Letshego Holdings Limited, the BSE quoted consumer lender, said it has withdrawn the cautionary announcement it issued in September when government threatened it would no longer facilitate monthly loan repayments for civil servants.
The move by government sent investors into panic fearing that the company would collapse as the meat of its loan book is in Botswana.
In a latest circular to the Botswana Stock Exchange, Letshego said the decision has been suspended until all stakeholders are consulted.
“On 3 November 2011, the Board of Directors was informed by the central registry that the 1 December 2011 deadline for termination of services has been put on hold until the review process between the relevant stakeholders is complete,” Moses Lekaukau, board Chairman of the company said.
“Normal central registry operations have resumed and the 1 December 2011 deadline is no longer applicable,” he added.
Letshego added that accordingly, shareholders are advised that caution when dealing in the shares of the company is no longer necessary.

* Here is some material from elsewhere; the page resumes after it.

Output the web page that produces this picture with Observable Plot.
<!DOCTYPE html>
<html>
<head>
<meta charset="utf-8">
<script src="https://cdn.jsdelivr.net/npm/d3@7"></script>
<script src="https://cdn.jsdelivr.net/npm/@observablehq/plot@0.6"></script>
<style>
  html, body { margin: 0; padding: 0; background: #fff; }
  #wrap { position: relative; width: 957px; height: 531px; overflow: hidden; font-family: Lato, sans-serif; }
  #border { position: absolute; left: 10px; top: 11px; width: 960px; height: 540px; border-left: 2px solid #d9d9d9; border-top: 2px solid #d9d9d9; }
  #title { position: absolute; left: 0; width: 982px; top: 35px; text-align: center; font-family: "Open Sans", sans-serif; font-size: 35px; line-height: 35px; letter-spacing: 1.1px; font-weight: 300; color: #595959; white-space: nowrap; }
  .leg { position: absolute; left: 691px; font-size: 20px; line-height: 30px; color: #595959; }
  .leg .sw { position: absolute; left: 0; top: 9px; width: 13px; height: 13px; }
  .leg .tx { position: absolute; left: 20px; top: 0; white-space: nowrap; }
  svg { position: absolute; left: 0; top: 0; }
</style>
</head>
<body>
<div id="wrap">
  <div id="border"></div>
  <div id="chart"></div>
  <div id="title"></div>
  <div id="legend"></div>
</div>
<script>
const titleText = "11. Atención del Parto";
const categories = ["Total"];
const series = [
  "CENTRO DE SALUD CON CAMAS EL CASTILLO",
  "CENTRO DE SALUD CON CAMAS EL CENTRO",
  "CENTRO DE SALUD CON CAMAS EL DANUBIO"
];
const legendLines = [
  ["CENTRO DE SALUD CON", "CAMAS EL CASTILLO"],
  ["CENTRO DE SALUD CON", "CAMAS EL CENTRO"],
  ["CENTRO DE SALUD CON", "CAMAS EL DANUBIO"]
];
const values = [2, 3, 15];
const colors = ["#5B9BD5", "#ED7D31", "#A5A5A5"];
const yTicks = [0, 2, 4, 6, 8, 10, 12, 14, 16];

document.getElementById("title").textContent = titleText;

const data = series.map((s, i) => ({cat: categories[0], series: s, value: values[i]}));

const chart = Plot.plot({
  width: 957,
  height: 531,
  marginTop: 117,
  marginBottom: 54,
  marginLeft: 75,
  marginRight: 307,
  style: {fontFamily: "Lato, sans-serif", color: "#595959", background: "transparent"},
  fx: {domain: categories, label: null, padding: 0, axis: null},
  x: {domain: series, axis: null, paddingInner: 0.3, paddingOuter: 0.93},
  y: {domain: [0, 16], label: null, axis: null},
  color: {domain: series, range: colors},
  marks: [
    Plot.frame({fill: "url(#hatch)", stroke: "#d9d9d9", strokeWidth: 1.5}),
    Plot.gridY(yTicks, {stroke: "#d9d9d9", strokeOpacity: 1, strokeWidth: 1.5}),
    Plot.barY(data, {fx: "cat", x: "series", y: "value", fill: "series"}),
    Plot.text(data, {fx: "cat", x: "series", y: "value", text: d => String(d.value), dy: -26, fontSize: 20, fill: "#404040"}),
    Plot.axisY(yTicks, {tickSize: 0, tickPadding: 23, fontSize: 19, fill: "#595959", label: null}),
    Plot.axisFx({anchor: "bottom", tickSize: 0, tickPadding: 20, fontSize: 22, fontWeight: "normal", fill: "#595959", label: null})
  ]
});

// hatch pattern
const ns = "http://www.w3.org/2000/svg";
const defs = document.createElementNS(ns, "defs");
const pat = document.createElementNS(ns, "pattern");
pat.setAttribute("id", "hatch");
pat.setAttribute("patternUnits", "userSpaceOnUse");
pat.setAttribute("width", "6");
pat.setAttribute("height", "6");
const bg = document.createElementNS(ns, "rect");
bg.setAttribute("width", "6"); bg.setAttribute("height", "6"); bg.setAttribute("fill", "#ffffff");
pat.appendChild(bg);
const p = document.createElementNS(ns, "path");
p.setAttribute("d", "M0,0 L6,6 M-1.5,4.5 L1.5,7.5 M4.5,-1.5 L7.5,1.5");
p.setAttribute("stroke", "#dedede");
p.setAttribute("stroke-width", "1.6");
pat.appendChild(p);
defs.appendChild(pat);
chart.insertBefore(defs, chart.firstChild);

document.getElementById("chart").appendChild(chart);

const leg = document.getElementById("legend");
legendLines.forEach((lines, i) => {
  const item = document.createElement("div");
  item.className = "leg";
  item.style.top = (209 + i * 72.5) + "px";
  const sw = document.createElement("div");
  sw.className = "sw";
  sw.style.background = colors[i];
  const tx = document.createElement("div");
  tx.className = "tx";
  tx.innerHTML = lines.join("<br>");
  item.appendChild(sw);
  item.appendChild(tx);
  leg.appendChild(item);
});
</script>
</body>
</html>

The company board issued a cautionary announcement after it became aware on 31 August 2011 of the intention of the government to cease facilitating the deduction of the micro lender’s loan repayments by the Central Registry from the source effective 1 December 2011.
The announcement led to panic in the market with the stock plummeting by 17.6 percent as investors got worried about the future of the company with institutional investorsÔÇöthat included top asset managers dumping the stock.

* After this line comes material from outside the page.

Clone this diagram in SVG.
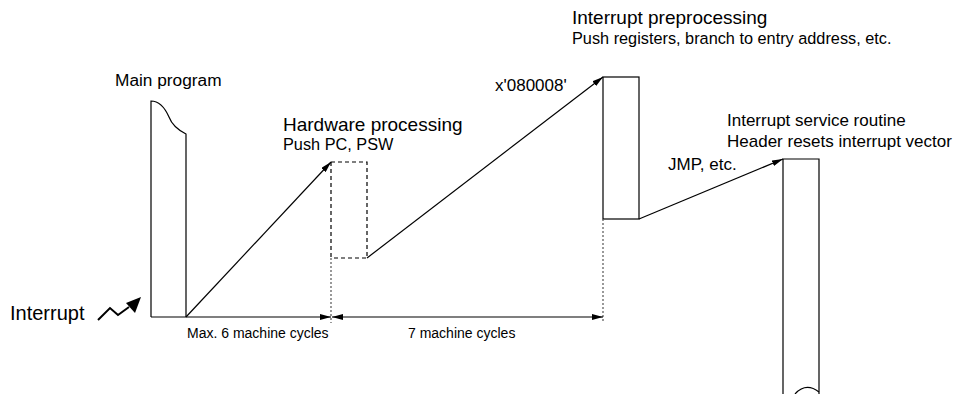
<svg xmlns="http://www.w3.org/2000/svg" width="971" height="394" viewBox="0 0 971 394">
<style>
text{font-family:"Liberation Sans",Arial,sans-serif;fill:#000}
.l{stroke:#000;stroke-width:1.2;fill:none}
.d{stroke:#000;stroke-width:1.2;fill:none;stroke-dasharray:4 3}
.o{stroke:#555;stroke-width:1.2;fill:none;stroke-dasharray:2 2}
.t1{font-size:19px}
.t2{font-size:17px}
.t3{font-size:16.3px}
.t4{font-size:14px}
</style>
<defs>
<marker id="ah" markerUnits="userSpaceOnUse" markerWidth="12" markerHeight="6" refX="11" refY="3" orient="auto">
<path d="M0,0 L11,3 L0,6 z" fill="#000"/>
</marker>
<marker id="ahs" markerUnits="userSpaceOnUse" markerWidth="12" markerHeight="6" refX="0" refY="3" orient="auto">
<path d="M11,0 L0,3 L11,6 z" fill="#000"/>
</marker>
</defs>
<rect width="971" height="394" fill="#fff"/>
<g id="main-program">
<path class="l" d="M186,317 L186,134 C178,130 172,125 169,117 C165,108 160,101 151,101 L151,317"/>
<text class="t2" x="115" y="86" style="font-size:17.3px">Main program</text>
</g>
<g id="interrupt">
<text x="10" y="320" style="font-size:20px">Interrupt</text>
<polyline points="98,320 110,308 118,315 129,307" stroke="#000" stroke-width="2" fill="none"/>
<polygon points="141,297 126,303 135,313" fill="#000"/>
</g>
<g id="hardware-processing">
<path class="d" d="M331,162 L367,162 L367,258 L331,258 M331,162 L331,258"/>
<path class="o" d="M331,258 L331,323"/>
<text class="t1" x="283" y="131">Hardware processing</text>
<text class="t3" x="283" y="150">Push PC, PSW</text>
</g>
<g id="interrupt-preprocessing">
<rect class="l" x="603" y="77" width="36" height="142"/>
<path class="o" d="M603,219 L603,323"/>
<text class="t1" x="572" y="24">Interrupt preprocessing</text>
<text class="t3" x="572" y="44">Push registers, branch to entry address, etc.</text>
<text class="t2" x="495" y="91">x'080008'</text>
</g>
<g id="interrupt-service-routine">
<path class="l" d="M783,394 L783,159 L819,159 L819,394"/>
<path class="l" d="M795,394 Q806,382 819,392"/>
<text class="t2" x="727" y="126">Interrupt service routine</text>
<text class="t2" x="727" y="147">Header resets interrupt vector</text>
</g>
<g id="connectors">
<line class="l" x1="186" y1="317" x2="331" y2="162" marker-end="url(#ah)"/>
<line class="l" x1="367" y1="258" x2="603" y2="77" marker-end="url(#ah)"/>
<line class="l" x1="639" y1="219" x2="783" y2="159" marker-end="url(#ah)"/>
<text class="t2" x="668" y="170">JMP, etc.</text>
<line class="l" x1="151" y1="317" x2="331" y2="317" marker-end="url(#ah)"/>
<line class="l" x1="332" y1="317" x2="603" y2="317" marker-start="url(#ahs)" marker-end="url(#ah)"/>
<text class="t4" x="187" y="338">Max. 6 machine cycles</text>
<text class="t4" x="408" y="338">7 machine cycles</text>
</g>
</svg>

At the company’s results presentation for the year ended 31 July 2011, Managing Director of Letshego Holdings, Jan Claassen said some investors in the U.S still had the confidence in the company as there was not sell-off.
MD remained bullish about Letshego weathering the storm because if the company was no longer able to collect the normal monthly loan repayments via its agreement with the Central Register, then it could collect loan repayments via electronic debit orders.
“In normal business, there are hiccups at times,” Claassen said. “If something comes, you must change your strategy,” he added.
Letshego’s Botswana led with net advances to customers growing 38 percent from P1.2 billion to P1.72 billion with profit before tax standing at P208.3 million, which was better than P185 .5 million recorded last year.
Government through Central Registries wanted to discontinue a facility in which consumer lenders like Letshego to request the repayments from government in December.
Letshego and other consumer lenders have agreements in place with the respective Central Registers, which will, therefore, be terminated on that date.
Letshego Holdings Limited, a leading provider of unsecured consumer loans listed on the Botswana Stock Exchange, is IFSC accredited and has operations in Botswana, Mozambique, Namibia, Swaziland, Tanzania, Uganda and Zambia.
The stock was pushed up 0.7 percent to 140 thebe on the Monday trade after the news of withdrawing the cautionary.